Public Officials' New Social Media Open Meeting Law
California's AB 992 Analyzed in PublicCEO by BB&K's HongDao Nguyen and Albert Maldonado
Clicking the “like” button has become second nature.
Whether it’s a thumbs up, hug or sad face on Facebook, or a heart reaction on Instagram and Twitter, these simple online interactions are now ingrained in the way we communicate with one another. For California public officials, however, these seemingly mundane interactions could run afoul of state law.
Under the recently enacted Assembly Bill 992, public officials could violate the State’s sunshine law if they communicate with legislative members of the same body on social media about matters under the body’s jurisdiction. AB 992 is the first Brown Act amendment to address officials’ social media use.
The Brown Act generally requires local governments to conduct business at open and public meetings.
This includes requiring agencies to give advance notice to the public, post the meeting’s agenda ahead of time and provide the public with access to the meeting. For transparency’s sake, the Act prohibits a majority of a legislative body’s members from directly or indirectly engaging in a series of meetings to “discuss, deliberate or take action on an item” within the subject matter jurisdiction of the body.

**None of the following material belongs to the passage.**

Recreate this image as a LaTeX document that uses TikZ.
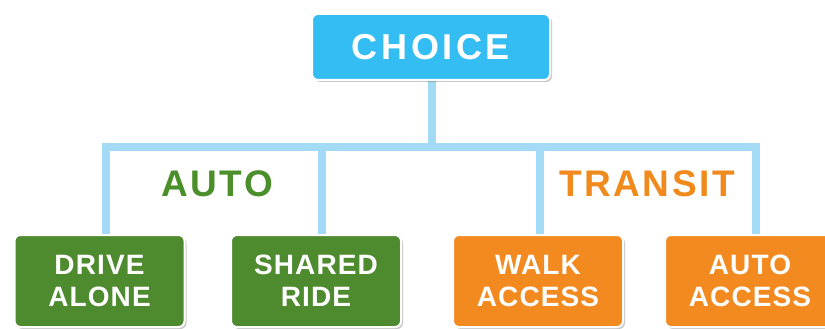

Now, even liking another official’s post on a topic before, or within the jurisdiction of, the governing body could violate the Brown Act. Amending Government Code section 54952.2, AB 992 clarifies the social media communications a public official may engage in as well as the actions that are prohibited.
AB 992 covers activity across a plethora of social media platforms — from Snapchat and Instagram to Facebook, Twitter, TikTok, Reddit, blogs and more. The law states that public officials may communicate on such platforms to answer questions and provide the public with information. They may also solicit information regarding matters being considered by the body, or that fall within the official’s jurisdiction.

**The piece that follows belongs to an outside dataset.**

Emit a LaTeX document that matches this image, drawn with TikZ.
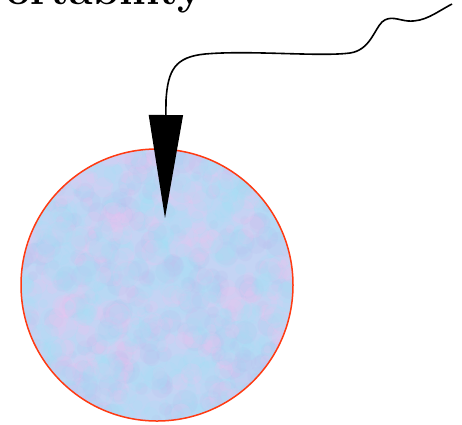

However, the law prohibits members of a legislative body from using social media to discuss official business “among themselves,” which is defined as making posts, commenting and using digital icons that express reactions to communications made by other members of the legislative body.
The law goes further. While a single contact between one public official and another would not, under general circumstances, constitute a prohibited meeting, AB 992’s social media prohibitions change this.

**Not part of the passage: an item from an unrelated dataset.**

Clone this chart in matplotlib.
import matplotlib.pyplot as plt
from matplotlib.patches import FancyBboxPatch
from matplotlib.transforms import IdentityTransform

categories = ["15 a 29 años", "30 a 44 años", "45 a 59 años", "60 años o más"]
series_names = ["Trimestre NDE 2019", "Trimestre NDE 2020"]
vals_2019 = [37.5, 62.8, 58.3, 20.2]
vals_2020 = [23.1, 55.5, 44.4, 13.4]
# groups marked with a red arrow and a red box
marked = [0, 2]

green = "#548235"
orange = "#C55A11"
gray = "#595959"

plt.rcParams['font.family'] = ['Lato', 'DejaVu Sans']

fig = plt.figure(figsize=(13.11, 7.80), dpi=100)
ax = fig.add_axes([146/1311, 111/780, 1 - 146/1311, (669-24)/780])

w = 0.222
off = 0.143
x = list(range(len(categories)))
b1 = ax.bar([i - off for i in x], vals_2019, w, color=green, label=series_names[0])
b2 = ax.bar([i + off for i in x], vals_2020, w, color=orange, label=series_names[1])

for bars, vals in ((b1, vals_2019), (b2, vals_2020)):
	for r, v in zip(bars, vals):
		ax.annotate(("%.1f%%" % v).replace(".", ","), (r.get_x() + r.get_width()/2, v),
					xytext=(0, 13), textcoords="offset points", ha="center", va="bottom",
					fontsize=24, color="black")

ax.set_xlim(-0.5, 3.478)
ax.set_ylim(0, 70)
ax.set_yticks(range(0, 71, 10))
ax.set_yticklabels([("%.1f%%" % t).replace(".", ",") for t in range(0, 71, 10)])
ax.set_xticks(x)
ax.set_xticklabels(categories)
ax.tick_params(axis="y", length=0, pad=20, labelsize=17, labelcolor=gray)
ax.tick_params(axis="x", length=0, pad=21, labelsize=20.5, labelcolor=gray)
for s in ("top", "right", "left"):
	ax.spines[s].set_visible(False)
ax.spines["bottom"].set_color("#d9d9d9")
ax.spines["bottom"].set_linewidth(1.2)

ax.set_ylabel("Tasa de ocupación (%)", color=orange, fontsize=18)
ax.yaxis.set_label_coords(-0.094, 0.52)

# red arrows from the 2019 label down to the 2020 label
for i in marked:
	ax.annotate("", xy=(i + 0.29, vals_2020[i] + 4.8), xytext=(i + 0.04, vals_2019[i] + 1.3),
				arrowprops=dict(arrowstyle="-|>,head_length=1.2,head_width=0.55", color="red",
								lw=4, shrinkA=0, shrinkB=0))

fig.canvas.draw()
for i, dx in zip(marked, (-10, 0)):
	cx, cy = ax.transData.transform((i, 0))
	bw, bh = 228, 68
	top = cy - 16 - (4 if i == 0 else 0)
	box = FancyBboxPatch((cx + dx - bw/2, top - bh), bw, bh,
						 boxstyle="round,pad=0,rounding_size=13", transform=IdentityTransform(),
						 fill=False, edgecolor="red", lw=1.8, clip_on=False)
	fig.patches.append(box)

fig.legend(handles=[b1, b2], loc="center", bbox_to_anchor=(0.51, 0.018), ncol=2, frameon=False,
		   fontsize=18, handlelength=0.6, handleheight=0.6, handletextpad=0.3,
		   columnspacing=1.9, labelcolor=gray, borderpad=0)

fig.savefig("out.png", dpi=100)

AB 992 prohibits public officials from responding “directly to any communication” that is made, posted or shared on social media by another member of the same legislative body regarding matters in the body’s jurisdiction. Now, any such communication could be a Brown Act violation.
As the law applies to all Internet-based social media platforms that are open and accessible to the public, elected officials need to keep these new prohibitions in mind when commenting on, reposting, liking, disliking or responding with the growing list of emojis to social media posts of another official.
Questions, Practical Concerns Remain
AB 992 directly amends the Brown Act but touches on other public transparency laws as well.
A few years ago, the California Supreme Court held that the public could have the right to access emails and text messages sent and received by public officials that pertain to public business. The court’s ruling in City of San Jose v. Superior Court noted that electronic communications on both an official’s personal and government email accounts and devices could be subject to the California Public Records Act.
Given the court’s ruling, if a public official, in their official capacity, posts and communicates about public business through social media, those posts could also be subject to the CPRA.
Moreover, as we’ve discussed in a previous article, platforms like Facebook, Instagram, Twitter and the like are the modern-day public square where vital public information is disseminated and discussed.
If a public official is using social media to communicate with constituents and share critical public information, they may have turned their social media space into a public forum that is subject to the First Amendment. If this happens, officials should be wary of blocking individuals from their pages when they don’t like or agree with the poster’s viewpoint. Such a move could violate a poster’s constitutional rights.
Finally, in regard to an official’s digital communications, issues arise regarding document retention.
To resolve potential issues with the Brown Act, CPRA and even constitutional concerns, an official’s posts may need to be reviewed and their agency may want to consider retaining social media posts.
This article first appeared in PublicCEO.com on Oct. 20, 2020. Republished with permission.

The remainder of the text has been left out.